## Exercise instructions
In the lines below, output everything from the first line through the line containing "4.86, 5.12, 5.18, 5.21, 5.19, 4.75]" exactly as it is. Pictures are not part of the output.

____________

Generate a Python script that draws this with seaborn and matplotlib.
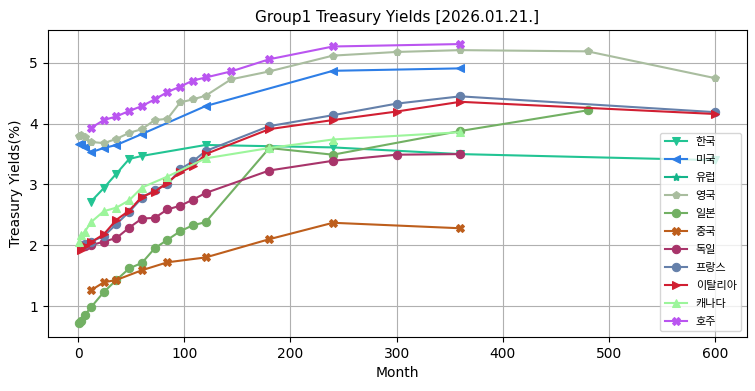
import numpy as np
import pandas as pd
import matplotlib
matplotlib.use("Agg")
import matplotlib.pyplot as plt
import seaborn as sns

plt.rcParams['font.family'] = ['DejaVu Sans', 'Noto Sans CJK KR']
plt.rcParams['axes.unicode_minus'] = False

# ---- data ----
kr_m = [12, 24, 36, 48, 60, 120, 240, 360, 600]
kr_y = [2.72, 2.94, 3.18, 3.42, 3.47, 3.65, 3.61, 3.50, 3.40]

us_m = [1, 3, 6, 12, 24, 36, 60, 120, 240, 360]
us_y = [3.67, 3.66, 3.62, 3.53, 3.60, 3.65, 3.83, 4.29, 4.87, 4.91]

eu_m = []
eu_y = []

uk_m = [1, 3, 6, 12, 24, 36, 48, 60, 72, 84, 96, 108, 120, 144, 180, 240, 300, 360, 480, 600]
uk_y = [3.80, 3.82, 3.78, 3.70, 3.68, 3.75, 3.85, 3.91, 4.06, 4.08, 4.35, 4.40, 4.46, 4.73,
        4.86, 5.12, 5.18, 5.21, 5.19, 4.75]

jp_m = [1, 3, 6, 12, 24, 36, 48, 60, 72, 84, 96, 108, 120, 180, 240, 360, 480]
jp_y = [0.72, 0.76, 0.85, 0.98, 1.23, 1.43, 1.62, 1.71, 1.95, 2.09, 2.23, 2.33, 2.38,
        3.60, 3.49, 3.88, 4.22]

cn_m = [12, 24, 36, 60, 84, 120, 180, 240, 360]
cn_y = [1.26, 1.39, 1.43, 1.59, 1.72, 1.80, 2.10, 2.37, 2.28]

de_m = [3, 6, 12, 24, 36, 48, 60, 72, 84, 96, 108, 120, 180, 240, 300, 360]
de_y = [2.00, 1.98, 2.00, 2.06, 2.12, 2.29, 2.44, 2.45, 2.59, 2.65, 2.75, 2.86,
        3.23, 3.39, 3.49, 3.50]

fr_m = [3, 6, 12, 24, 36, 48, 60, 72, 84, 96, 108, 120, 180, 240, 300, 360, 600]
fr_y = [1.98, 2.02, 2.06, 2.15, 2.35, 2.55, 2.78, 2.91, 3.00, 3.25, 3.38, 3.55,
        3.96, 4.14, 4.33, 4.45, 4.19]

it_m = [3, 6, 12, 24, 36, 48, 60, 72, 84, 96, 108, 120, 180, 240, 300, 360, 600]
it_y = [1.93, 1.98, 2.05, 2.18, 2.42, 2.57, 2.80, 2.88, 3.03, 3.20, 3.30, 3.50,
        3.91, 4.06, 4.20, 4.36, 4.16]

ca_m = [1, 3, 6, 12, 24, 36, 48, 60, 84, 120, 180, 240, 360]
ca_y = [2.05, 2.17, 2.22, 2.38, 2.56, 2.62, 2.74, 2.95, 3.13, 3.43, 3.60, 3.74, 3.86]

au_m = [12, 24, 36, 48, 60, 72, 84, 96, 108, 120, 144, 180, 240, 360]
au_y = [3.93, 4.06, 4.12, 4.21, 4.29, 4.40, 4.52, 4.61, 4.71, 4.76, 4.86, 5.06, 5.27, 5.31]

series = [
    ('한국', kr_m, kr_y, 'v', '#22C493'),
    ('미국', us_m, us_y, '<', '#2E7EE6'),
    ('유럽', eu_m, eu_y, '*', '#14B48A'),
    ('영국', uk_m, uk_y, 'p', '#A9BD9F'),
    ('일본', jp_m, jp_y, 'o', '#72B063'),
    ('중국', cn_m, cn_y, 'X', '#BD5E1C'),
    ('독일', de_m, de_y, 'o', '#A8346A'),
    ('프랑스', fr_m, fr_y, 'o', '#6580AA'),
    ('이탈리아', it_m, it_y, '>', '#D11F32'),
    ('캐나다', ca_m, ca_y, '^', '#9CF59B'),
    ('호주', au_m, au_y, 'X', '#BA55F0'),
]

fig, ax = plt.subplots(figsize=(7.55, 3.91), dpi=100)

for name, m, y, mk, col in series:
    if len(m) == 0:
        # no data for this market, keep the legend entry
        ax.plot([], [], marker=mk, color=col, label=name, markersize=6)
        continue
    df = pd.DataFrame({'Month': m, 'Yield': y})
    sns.lineplot(data=df, x='Month', y='Yield', ax=ax, marker=mk, color=col,
                 markersize=6, markeredgecolor=col, markeredgewidth=0.75,
                 linewidth=1.5, label=name)

ax.grid(True)
ax.set_title('Group1 Treasury Yields [2026.01.21.]', fontsize=11)
ax.set_xlabel('Month')
ax.set_ylabel('Treasury Yields(%)')
ax.legend(loc='lower right', labelspacing=0.72,
          prop={'family': ['Noto Sans CJK KR', 'DejaVu Sans'], 'size': 8})

fig.subplots_adjust(left=0.063, right=0.989, top=0.923, bottom=0.138)
plt.savefig('out.png', dpi=100)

____________

## Completed exercise
Generate a Python script that draws this with seaborn and matplotlib.
import numpy as np
import pandas as pd
import matplotlib
matplotlib.use("Agg")
import matplotlib.pyplot as plt
import seaborn as sns

plt.rcParams['font.family'] = ['DejaVu Sans', 'Noto Sans CJK KR']
plt.rcParams['axes.unicode_minus'] = False

# ---- data ----
kr_m = [12, 24, 36, 48, 60, 120, 240, 360, 600]
kr_y = [2.72, 2.94, 3.18, 3.42, 3.47, 3.65, 3.61, 3.50, 3.40]

us_m = [1, 3, 6, 12, 24, 36, 60, 120, 240, 360]
us_y = [3.67, 3.66, 3.62, 3.53, 3.60, 3.65, 3.83, 4.29, 4.87, 4.91]

eu_m = []
eu_y = []

uk_m = [1, 3, 6, 12, 24, 36, 48, 60, 72, 84, 96, 108, 120, 144, 180, 240, 300, 360, 480, 600]
uk_y = [3.80, 3.82, 3.78, 3.70, 3.68, 3.75, 3.85, 3.91, 4.06, 4.08, 4.35, 4.40, 4.46, 4.73,
        4.86, 5.12, 5.18, 5.21, 5.19, 4.75]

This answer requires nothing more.